Une journée particulière

25 juin 2018 par - audiovisuel, Cinéma, économie numérique

 

©Les Acacias

Mercredi 20 juin 2018

Avec le vote de sa Commission Juridique mercredi 20 juin, la directive sur le droit d’auteur vient de franchir une étape importante au Parlement européen.

Le droit à une rémunération juste et proportionnelle pour les auteurs audiovisuels également !

Par 14 voix contre 11, les députés ont voulu changer la donne, souvent perdante aujourd’hui pour les auteurs en Europe.

Avec ce droit, non seulement, tout auteur, scénariste et réalisateur, partout en Europe devrait pouvoir bénéficier d’une rémunération juste et proportionnelle. Mais, ce droit est aussi celui d’être prévu et pris en charge via la gestion collective qui est aujourd’hui encore le seul garant d’une rémunération transparente, effective et proportionnelle pour les auteurs.

Et pourtant, pour en arriver là, ce sont des montagnes qu’il a fallu renverser. Le vote doit beaucoup à l'implication personnelle de notre ministre de la culture Françoise Nyssen qui s'est engagée résolument aux côtés des créateurs européens.

Il doit aussi beaucoup aux parlementaires qui ont compris les enjeux et se sont mobilisés, les français faisant preuve d'une particulière cohésion et détermination.

Mais quelle tristesse de constater qu'il existe  Europe des opérateurs pour lesquels rémunérer un auteur et l’associer aux fruits de l’exploitation de son œuvre est une incongruité et presque un scandale.

Ces apôtres du travail désintéressé et de l’exploitation, non pas des œuvres, mais des femmes et des hommes qui les créent, se retrouvent dans des corporations bien différentes.

Évidemment, les lobbies du numérique ont su se mobiliser pour réclamer le statu quo, jusqu’à dans les derniers jours faire tourner des camions publicitaires place du Luxembourg inonder les parlementaires de spams pour clamer leur amour de la liberté. Mais ceux qui veulent ainsi écrire Liberté partout ne sont pas tous des Paul Eluard mus par le désir de rémunérer justement les poètes d’aujourd’hui.

Plus surprenante et décevante, est l’énergie qui a été consacrée par les représentants des producteurs français de cinéma pour lutter quotidiennement, pied à pied, contre ce droit à une rémunération proportionnelle des auteurs.

A force d’arguments erronnés et de messages mensongers, ils ont largement contribué dans dans leur domaine à donner des illustrations de ce que les "Fake News" peuvent être.
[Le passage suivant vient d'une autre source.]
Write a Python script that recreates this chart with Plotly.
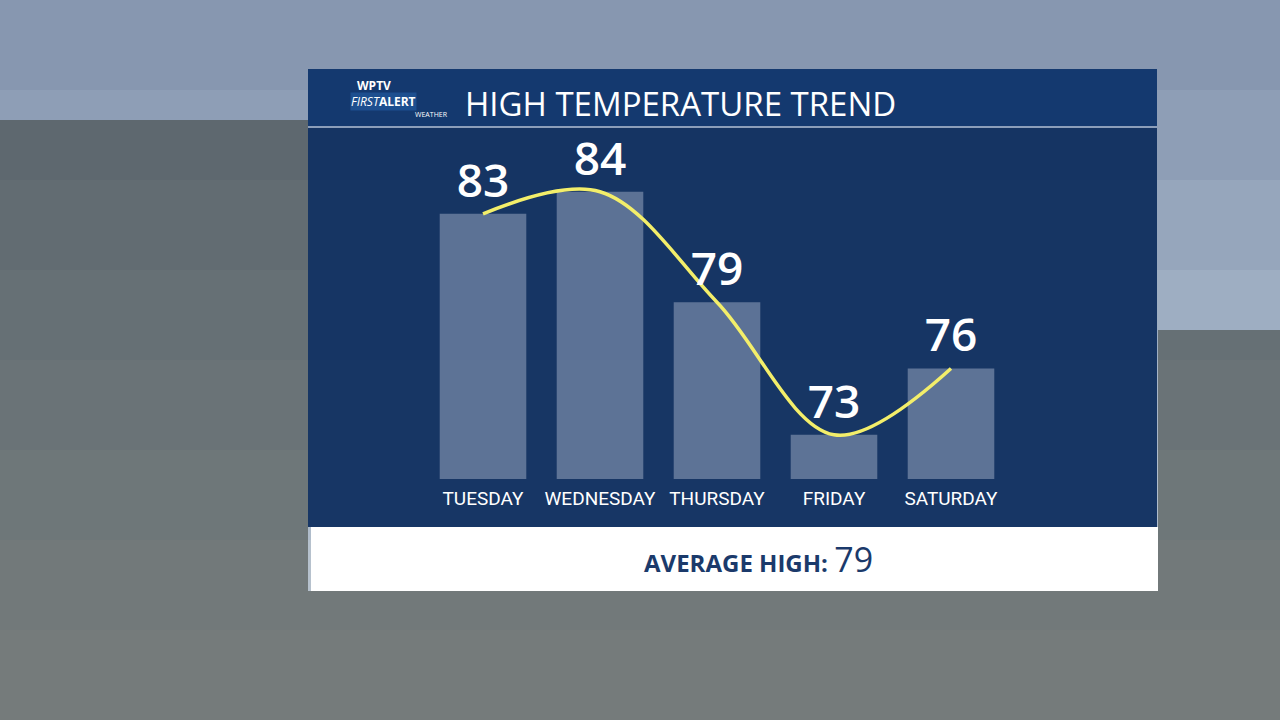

C’est  un exercice qui n’honore pas ceux qui s’y sont livrés et qui tout en prônant en permanence l’inséparabilité du couple Auteurs -producteurs, ont par la même créé les conditions de la défiance et de la désunion.

Car invoquer la liberté contractuelle c'est plaider pour le pot de fer contre le pot de terre.

Aux Etats Unis grâce à de rudes combats syndicaux scénaristes et réalisateurs bénéficient de rémunérations proportionnelles aux recettes d'exploitation gérées collectivement par les guildes.

Ils serait paradoxal qu'au sein de l'UE les créateurs aient moins de droits que leurs collègues d'Outre atlantique ou même que les auteurs et compositeurs de la musique de leurs films et séries qui sont protégés par l'organisation de leurs sociétés de perception  qui regroupent auteurs et éditeurs.

Alors qu’ils auraient dû lutter à juste titre pour obtenir une transparence accrue des plateformes à leur égard en particulier pour connaitre les résultats de l’exploitation et de la vision des œuvres, il a semblé plus utile , urgent et intelligent à ces français oublieux de l'exception culturelle de s’engager dans une autre démarche : s’attaquer à ce qui est un véritable progrès pour les auteurs européens, un progrès qui de surcroît ne leur enlève rien, ni moralement ni financièrement.

La petite histoire dira peut-être quel mauvais génie a pu les inspirer dans cette affaire, quelles sombres personnalités errant depuis sans doute trop longtemps dans les couloirs bruxellois ont pu leur donner de si piteux conseils.

Toujours est-il qu’on peut souhaiter que la suite du parcours législatif du texte, avec le vote en plénière le 4 juillet prochain, et l’ouverture du trilogue associant le Conseil, la Commission et le Parlement Européen, fasse souffler de leur part des vents moins mauvais. Et plus respectueux des auteurs dont ils réclament sans cesse le soutien pour lutter efficacement contre la piraterie audiovisuelle.